Thursday, June 3, 2010

Round-Up for the Weeds of Doubt

Indeed it seems my posts are getting fewer and farther between these days. I can't concentrate and I don't really have anything to say in regard to my writing or the craft of writing. I guess that's why I don't post much- don't want to bore anyone to tears with my whining and complaints like some little old lady complaining about all my aches and pains. LOL

In the past few weeks I've lost it...my mojo...my drive...my desire to work on writing, edits, critiques and its spilling over into driving and other areas of my life, etc. I'm not feeling like my normally chipper self...but instead feel lackadaisical and lost- it's nearly the end of the school year for my kids so distractions abound and hubby's new job schedule has altered our routines here at home, too. Just seems there have been a lot of changes so far this year and the only purpose it serves is to throw me completely off-kilter.

So where's the motivation? Where's my muse and my inspiration to accomplish whatever I put my mind to?

I guess some of it goes back to a realization I need to do an overhaul on one of my novels and I also turned my attention to another one for a different purpose.
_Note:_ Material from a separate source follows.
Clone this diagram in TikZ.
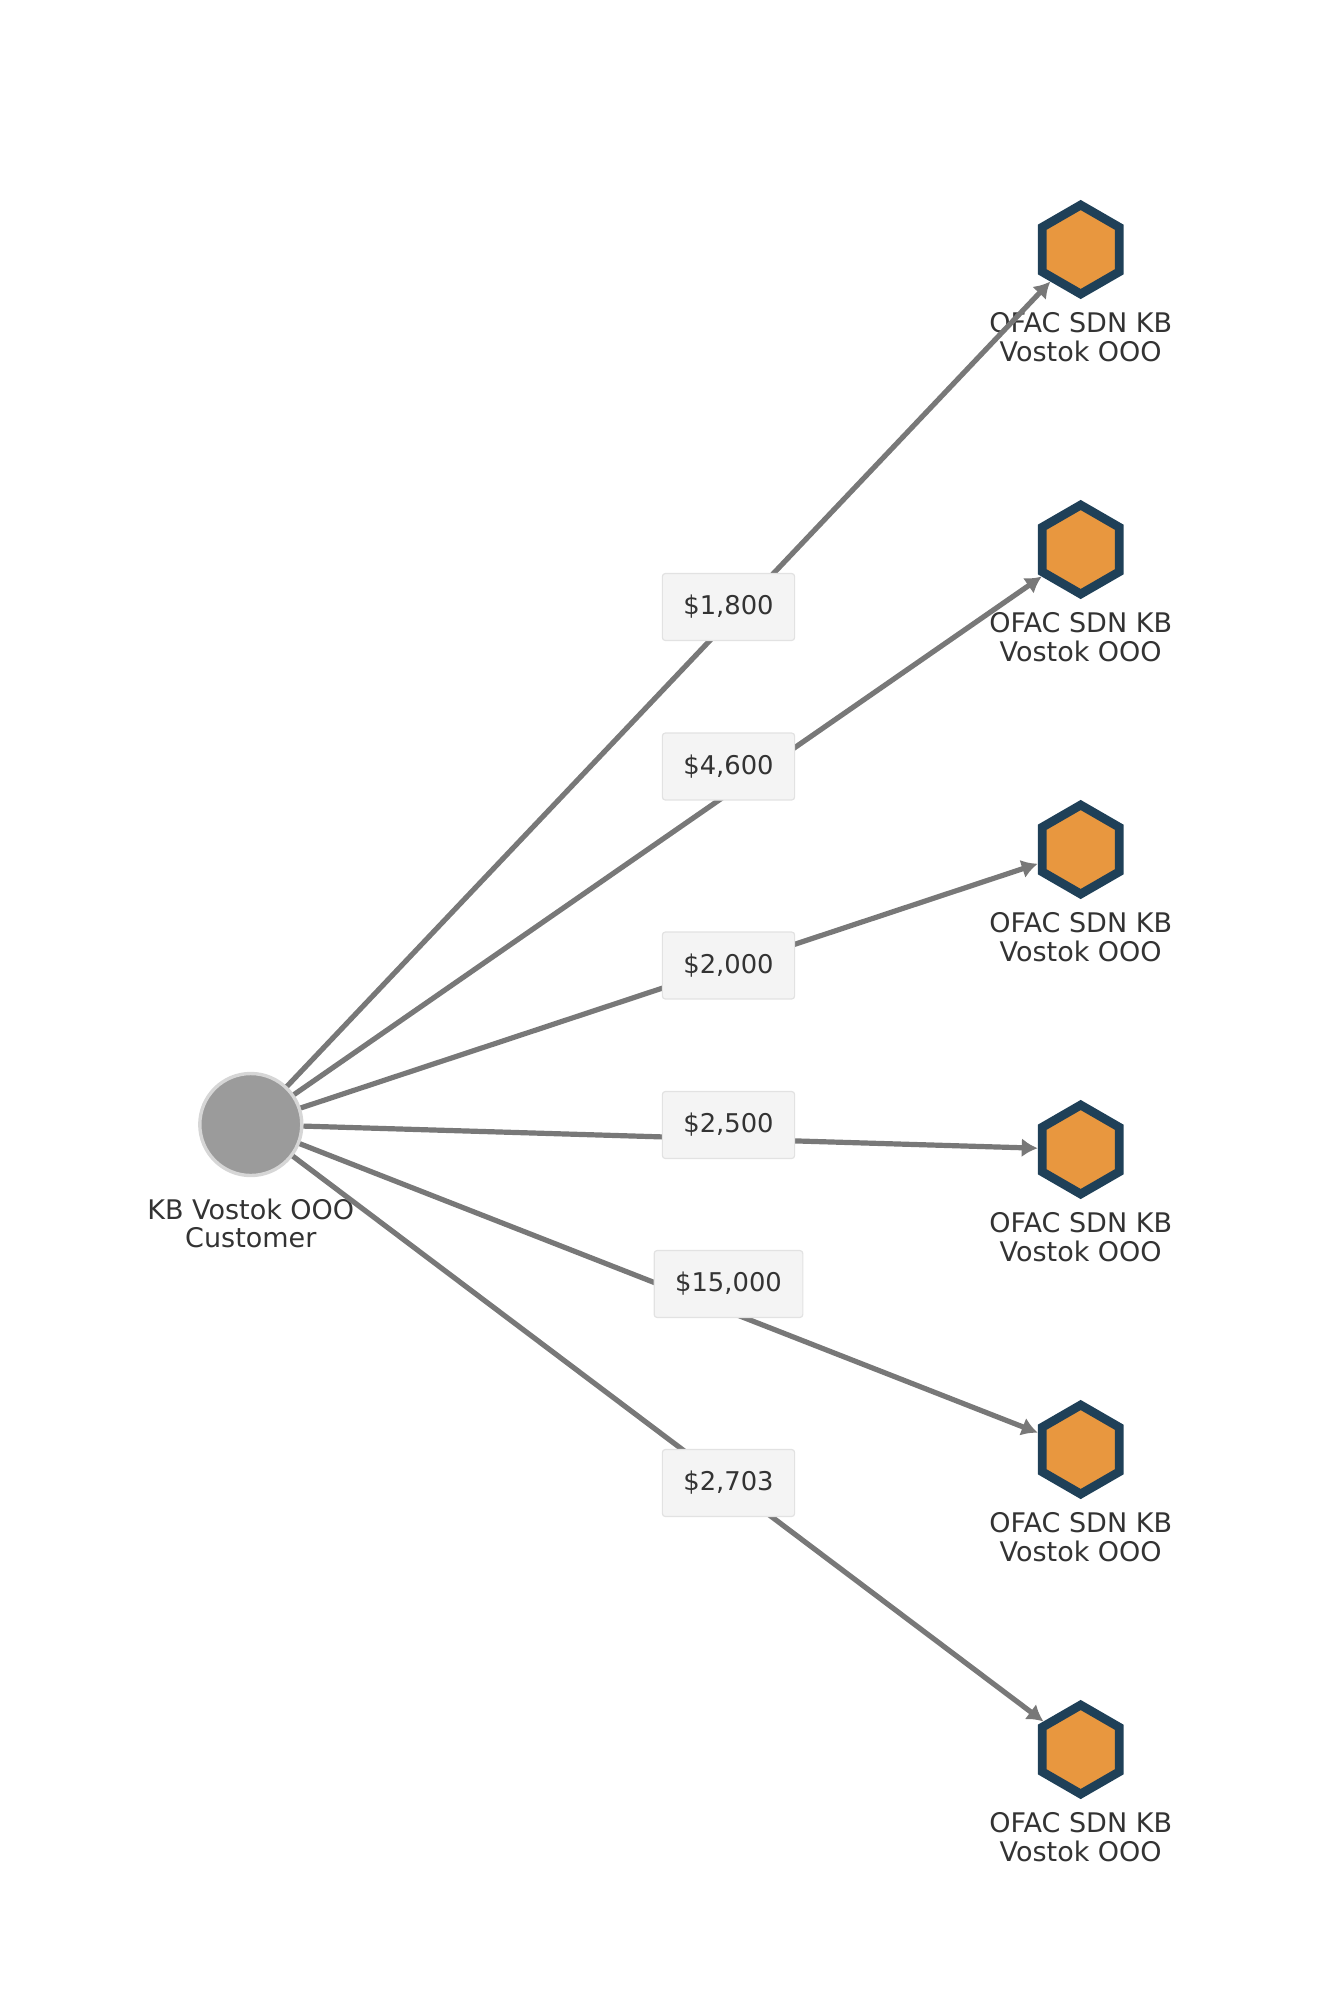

Add to that, I honestly can't remember the last time I went driving. Grown woman that I am, I will sadly admit that it's been so long (at least 2-3 weeks) I'm a bit nervous about getting behind the wheel again. Same old fears have started niggling in the back of my mind and have me choking at the idea of getting in the driver's seat.

I also find I'm mentally cutting "me" down a lot recently.. It's not intentional, but I find myself wondering why I bother, why I do what I do. Probably why I have a lack of motivation...I doubt myself and those seeds~ once planted~ have sprouted into nasty weeds that are twisted and mangled around all hope and belief in myself, strangling out all that's good and right around me and attempting a hostile takeover.

I know it's a downward spiral and I need to shake it off rather than wallow in it, so its time to pull out the weedeater and nip it in the bud...That, or find some Round-Up to kill the weeds of doubt at their roots because I'm tired of feeling this way.